● **Job**
List every line below containing "matplotlib".

-- BEGIN Data block --

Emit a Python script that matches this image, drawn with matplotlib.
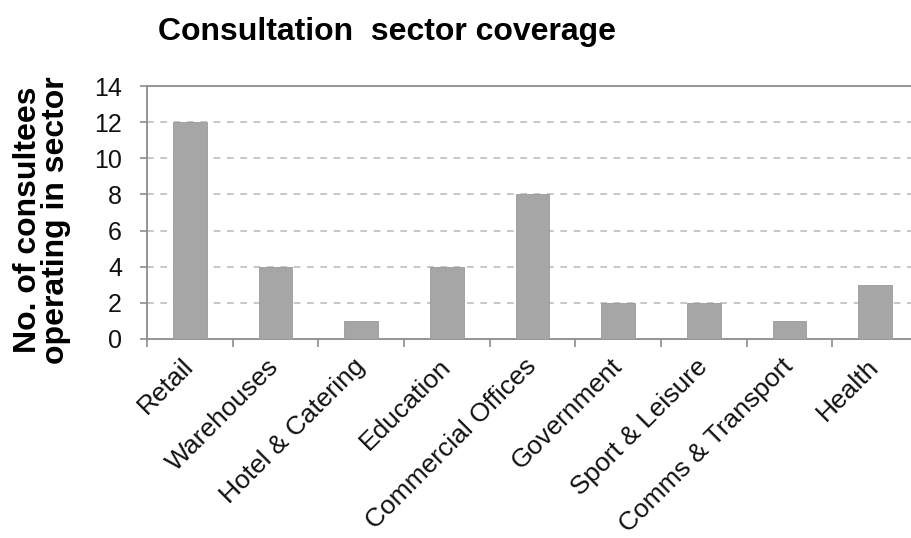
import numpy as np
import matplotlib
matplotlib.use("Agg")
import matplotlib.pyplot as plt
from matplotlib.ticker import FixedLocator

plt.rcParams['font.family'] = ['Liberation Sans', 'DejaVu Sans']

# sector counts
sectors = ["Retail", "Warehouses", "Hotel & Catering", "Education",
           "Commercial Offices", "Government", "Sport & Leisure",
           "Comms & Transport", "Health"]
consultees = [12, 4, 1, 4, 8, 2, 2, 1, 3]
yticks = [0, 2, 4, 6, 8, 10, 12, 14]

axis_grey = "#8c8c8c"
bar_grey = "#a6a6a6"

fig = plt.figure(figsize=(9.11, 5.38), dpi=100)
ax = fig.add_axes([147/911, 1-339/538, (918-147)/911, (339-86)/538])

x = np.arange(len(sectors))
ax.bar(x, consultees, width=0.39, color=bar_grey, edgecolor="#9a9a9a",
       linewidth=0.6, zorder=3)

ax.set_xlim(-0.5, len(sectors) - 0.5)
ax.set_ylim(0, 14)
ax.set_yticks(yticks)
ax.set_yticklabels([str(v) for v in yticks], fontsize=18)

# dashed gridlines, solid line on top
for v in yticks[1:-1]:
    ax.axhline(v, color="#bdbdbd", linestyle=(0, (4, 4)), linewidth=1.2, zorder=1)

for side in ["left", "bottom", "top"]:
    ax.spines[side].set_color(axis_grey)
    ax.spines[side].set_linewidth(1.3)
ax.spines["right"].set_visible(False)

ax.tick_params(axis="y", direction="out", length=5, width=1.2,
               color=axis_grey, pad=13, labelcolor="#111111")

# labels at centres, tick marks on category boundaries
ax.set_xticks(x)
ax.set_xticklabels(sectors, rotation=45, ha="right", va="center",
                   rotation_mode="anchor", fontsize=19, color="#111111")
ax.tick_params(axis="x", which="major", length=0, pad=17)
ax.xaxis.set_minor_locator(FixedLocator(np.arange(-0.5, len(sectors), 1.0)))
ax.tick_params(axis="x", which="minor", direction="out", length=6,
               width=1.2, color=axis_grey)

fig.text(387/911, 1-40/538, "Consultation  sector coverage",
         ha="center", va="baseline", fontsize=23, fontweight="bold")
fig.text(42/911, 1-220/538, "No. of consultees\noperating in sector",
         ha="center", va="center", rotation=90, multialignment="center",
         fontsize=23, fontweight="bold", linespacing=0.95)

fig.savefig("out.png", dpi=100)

-- END Data block --

● **Result of this task**
Emit a Python script that matches this image, drawn with matplotlib.
import matplotlib
matplotlib.use("Agg")
import matplotlib.pyplot as plt
from matplotlib.ticker import FixedLocator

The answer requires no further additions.